● **Dataset records**:
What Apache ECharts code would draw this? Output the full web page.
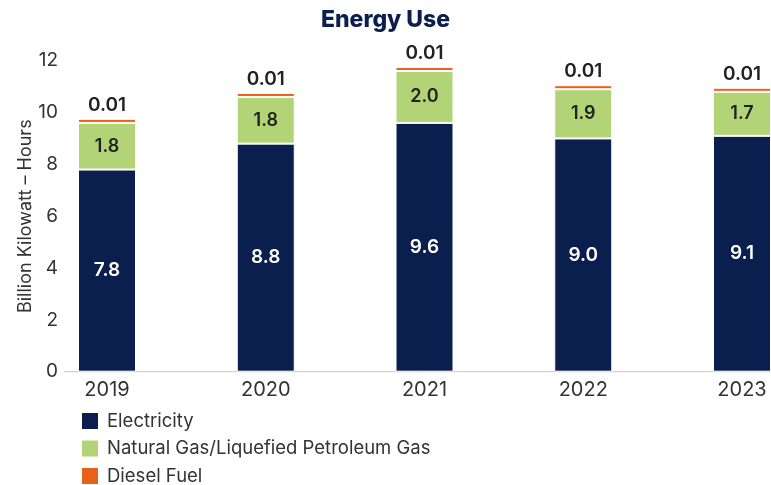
<!DOCTYPE html>
<html>
<head>
    <meta charset="utf-8">
    <title>Energy Use</title>
    <script src="https://cdn.jsdelivr.net/npm/echarts@6/dist/echarts.min.js"></script>
    <style>
        body { margin: 0; }
        #main { width: 771px; height: 485px; }
    </style>
</head>
<body>
    <div id="main"></div>
    <script type="text/javascript">
        var years = ['2019', '2020', '2021', '2022', '2023'];
        var electricity = [7.8, 8.8, 9.6, 9.0, 9.1];
        var naturalGas = [1.8, 1.8, 2.0, 1.9, 1.7];
        var diesel = [0.01, 0.01, 0.01, 0.01, 0.01];
        var yTicks = [0, 2, 4, 6, 8, 10, 12];

        var font = 'Inter, "Noto Sans", sans-serif';
        var navy = '#0b1f4f';
        var green = '#b2d376';
        var orange = '#e8611a';

        var myChart = echarts.init(document.getElementById('main'));

        var option = {
            textStyle: { fontFamily: font },
            title: {
                text: 'Energy Use',
                left: 'center',
                top: 4,
                textStyle: { fontSize: 23, fontWeight: 800, color: navy, fontFamily: font }
            },
            legend: {
                orient: 'vertical',
                left: 80,
                top: 411,
                height: 100,
                padding: 0,
                itemWidth: 18,
                itemHeight: 18,
                itemGap: 7.5,
                icon: 'rect',
                textStyle: { fontSize: 18.5, color: '#333', fontFamily: font, padding: [0, 0, 0, 3] },
                data: ['Electricity', 'Natural Gas/Liquefied Petroleum Gas', 'Diesel Fuel']
            },
            grid: { left: 107, right: 29, top: 60.7, bottom: 113.3 },
            xAxis: {
                type: 'category',
                data: years,
                boundaryGap: false,
                axisLine: { show: false },
                axisTick: { show: false },
                axisLabel: { fontSize: 20, color: '#333', margin: 8, fontFamily: font }
            },
            yAxis: {
                type: 'value',
                min: yTicks[0],
                max: yTicks[yTicks.length - 1],
                interval: 2,
                name: 'Billion Kilowatt – Hours',
                nameLocation: 'middle',
                nameGap: 72,
                nameMoveOverlap: false,
                nameTextStyle: { fontSize: 18, color: '#333', fontFamily: font },
                axisLine: { show: false },
                axisTick: { show: false },
                splitLine: { show: false },
                axisLabel: { fontSize: 19, color: '#333', margin: 49, fontFamily: font }
            },
            series: [
                {
                    name: 'Electricity',
                    type: 'bar',
                    stack: 'total',
                    data: electricity,
                    barWidth: 58,
                    itemStyle: { color: navy, borderColor: '#fff', borderWidth: 1 },
                    label: {
                        show: true,
                        position: 'inside',
                        color: '#fff',
                        fontSize: 19,
                        fontWeight: 600,
                        fontFamily: font,
                        formatter: function (p) { return p.value.toFixed(1); }
                    }
                },
                {
                    name: 'Natural Gas/Liquefied Petroleum Gas',
                    type: 'bar',
                    stack: 'total',
                    data: naturalGas,
                    barWidth: 58,
                    itemStyle: { color: green, borderColor: '#fff', borderWidth: 1 },
                    label: {
                        show: true,
                        position: 'inside',
                        color: '#222',
                        fontSize: 18,
                        fontWeight: 600,
                        fontFamily: font,
                        formatter: function (p) { return p.value.toFixed(1); }
                    }
                },
                {
                    name: 'Diesel Fuel',
                    type: 'bar',
                    stack: 'total',
                    data: diesel,
                    barWidth: 58,
                    barMinHeight: 4,
                    itemStyle: { color: orange, borderColor: '#fff', borderWidth: 1 },
                    label: {
                        show: true,
                        position: 'top',
                        distance: 4,
                        color: '#222',
                        fontSize: 19,
                        fontWeight: 600,
                        fontFamily: font,
                        formatter: function (p) { return p.value.toFixed(2); }
                    }
                }
            ]
        };

        myChart.setOption(option);

        // x axis baseline spans wider than the bar grid
        var y0 = myChart.convertToPixel({ yAxisIndex: 0 }, 0);
        myChart.setOption({
            graphic: [{
                type: 'line',
                shape: { x1: 64, y1: y0, x2: 771, y2: y0 },
                style: { stroke: '#c8c8c8', lineWidth: 1 },
                z: 0
            }]
        });
    </script>
</body>
</html>
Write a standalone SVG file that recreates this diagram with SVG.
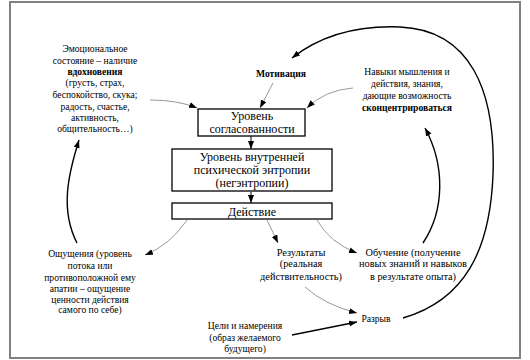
<svg xmlns="http://www.w3.org/2000/svg" width="530" height="360" viewBox="0 0 530 360">
<style>
text{font-family:"Liberation Serif","DejaVu Serif",serif;fill:#000;text-anchor:middle}
.s{font-size:9.6px}
.m{font-size:10.3px}
.b{font-size:12px}
.bold{font-weight:bold}
.box{fill:#fff;stroke:#000;stroke-width:1.3}
.g{fill:none;stroke:#999;stroke-width:1}
.k{fill:none;stroke:#000;stroke-width:1.4}
.k1{fill:none;stroke:#000;stroke-width:1}
</style>
<defs>
<marker id="ah" markerUnits="userSpaceOnUse" markerWidth="9" markerHeight="7" refX="8" refY="3" orient="auto">
<path d="M0,0 L8,3 L0,6 z" fill="#000"/>
</marker>
</defs>
<rect x="0" y="0" width="530" height="360" fill="#fff"/>
<rect x="10" y="2" width="510" height="356" fill="none" stroke="#808080" stroke-width="2"/>

<g id="connectors">
<path class="g" d="M273,83 L260,108" marker-end="url(#ah)"/>
<path class="g" d="M150,100 Q178,100 197,108" marker-end="url(#ah)"/>
<path class="g" d="M353,88 Q325,90 307,108" marker-end="url(#ah)"/>
<path class="k1" d="M251,136 L251,149" marker-end="url(#ah)"/>
<path class="k1" d="M251,192 L251,203" marker-end="url(#ah)"/>
<path class="g" d="M187,220 Q170,245 145,255" marker-end="url(#ah)"/>
<path class="g" d="M267,220 L278,243" marker-end="url(#ah)"/>
<path class="g" d="M317,220 Q330,243 357,253" marker-end="url(#ah)"/>
<path class="g" d="M305,287 Q325,305 357,313" marker-end="url(#ah)"/>
<path class="k" d="M292,335 L357,322" marker-end="url(#ah)"/>
<path class="k" d="M77,243 C60,210 68,175 79,140" marker-end="url(#ah)"/>
<path class="k" d="M423,243 C445,210 445,165 425,128" marker-end="url(#ah)"/>
<path class="k" d="M403,318 C465,300 490,250 493,175 C496,90 470,30 400,27 C350,25 315,40 292,58" marker-end="url(#ah)"/>
</g>

<g id="box-soglasovannost">
<rect class="box" x="198" y="109" width="107" height="27"/>
<text class="b" x="252" y="120">Уровень</text>
<text class="b" x="252" y="133">согласованности</text>
</g>
<g id="box-entropy">
<rect class="box" x="172" y="149" width="160" height="42"/>
<text class="b" x="252" y="161">Уровень внутренней</text>
<text class="b" x="252" y="174">психической энтропии</text>
<text class="b" x="252" y="187">(негэнтропии)</text>
</g>
<g id="box-action">
<rect class="box" x="172" y="203" width="160" height="16"/>
<text class="b" x="252" y="215.5">Действие</text>
</g>

<g id="motivation">
<text class="s bold" x="281" y="77">Мотивация</text>
</g>
<g id="emotion">
<text class="s" x="95" y="52">Эмоциональное</text>
<text class="s" x="95" y="64">состояние – наличие</text>
<text class="s bold" x="95" y="75">вдохновения</text>
<text class="s" x="95" y="86">(грусть, страх,</text>
<text class="s" x="95" y="98">беспокойство, скука;</text>
<text class="s" x="95" y="110">радость, счастье,</text>
<text class="s" x="95" y="121">активность,</text>
<text class="s" x="95" y="132">общительность…)</text>
</g>
<g id="skills">
<text class="s" x="407" y="75">Навыки мышления и</text>
<text class="s" x="407" y="87">действия, знания,</text>
<text class="s" x="407" y="99">дающие возможность</text>
<text class="s bold" x="407" y="111">сконцентрироваться</text>
</g>
<g id="feelings">
<text class="s" x="90" y="257">Ощущения (уровень</text>
<text class="s" x="90" y="269">потока или</text>
<text class="s" x="90" y="281">противоположной ему</text>
<text class="s" x="90" y="292">апатии – ощущение</text>
<text class="s" x="90" y="303">ценности действия</text>
<text class="s" x="90" y="313">самого по себе)</text>
</g>
<g id="results">
<text class="m" x="301" y="256">Результаты</text>
<text class="m" x="301" y="267">(реальная</text>
<text class="m" x="301" y="280">действительность)</text>
</g>
<g id="learning">
<text class="m" x="413" y="256">Обучение (получение</text>
<text class="m" x="413" y="267">новых знаний и навыков</text>
<text class="m" x="413" y="280">в результате опыта)</text>
</g>
<g id="gap">
<text class="s" x="376" y="322">Разрыв</text>
</g>
<g id="goals">
<text class="s" x="245" y="329">Цели и намерения</text>
<text class="s" x="245" y="341">(образ желаемого</text>
<text class="s" x="245" y="352">будущего)</text>
</g>
</svg>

● **Written problem**: Set down again, exactly, the lines of the material above from its first line to the one with "var yTicks = [0, 2, 4, 6, 8, 10, 12];", inclusive. Leave the pictures out.

● **Finished exercise**:
What Apache ECharts code would draw this? Output the full web page.
<!DOCTYPE html>
<html>
<head>
    <meta charset="utf-8">
    <title>Energy Use</title>
    <script src="https://cdn.jsdelivr.net/npm/echarts@6/dist/echarts.min.js"></script>
    <style>
        body { margin: 0; }
        #main { width: 771px; height: 485px; }
    </style>
</head>
<body>
    <div id="main"></div>
    <script type="text/javascript">
        var years = ['2019', '2020', '2021', '2022', '2023'];
        var electricity = [7.8, 8.8, 9.6, 9.0, 9.1];
        var naturalGas = [1.8, 1.8, 2.0, 1.9, 1.7];
        var diesel = [0.01, 0.01, 0.01, 0.01, 0.01];
        var yTicks = [0, 2, 4, 6, 8, 10, 12];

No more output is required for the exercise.